We should consider parole. It's cheaper then prison. It's effective. And it's the moral thing to do. 

"Let he who has not sinned, cast the first stone."  Somebody important once said that, right? 

See you in court. 

Thursday, April 28, 2011

THE DREADED "P" WORD

"P" as in Parole.

Parole- what Hollywood and the local news tells us is the organization that repeatedly scours the dregs of the prison system so that liberal bureaucrats can return the most violent of all prisoners to society so that they can prey upon the innocent again and again.

But lets ignore Hollywood and Fox News for a moment.

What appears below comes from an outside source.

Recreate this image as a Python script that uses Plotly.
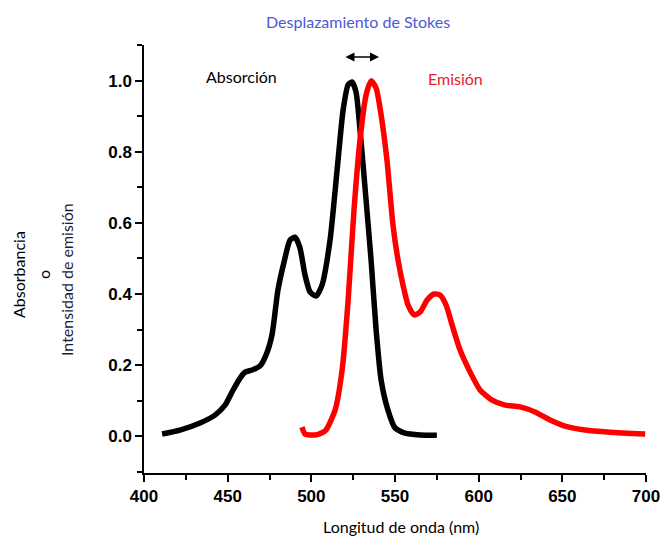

A NY Editorial Thursday takes a rational (non-Fox News) look at parole and the results are not surprising.

Of all States in the union, Oregon had the lowest rate of recidivism from prisoners released from state custody (22.8%) versus 57.8% for California and a national average of 39.9%.
Why?

In the 1990s, the Oregon Legislature created a rating system that allows parole officers to employ a range of sanctions — short of a return to prison — for offenders whose infractions were minor and did not present a danger. A parolee who fails a drug test can be sent to residential drug treatment or sentenced to house arrest or community service. In 2003, the state passed a law requiring all state-financed correctional treatment programs to use methods that have been shown to improve client compliance and to reduce recidivism.

As Florida struggles with an expanding prison population and a shrinking budget with neither the funds for prosecution or defense, reducing prison related costs seems a good alternative.

Plus Hollywood could then start churning out movies about Florida parolees who are released to "finish the job they started". etc.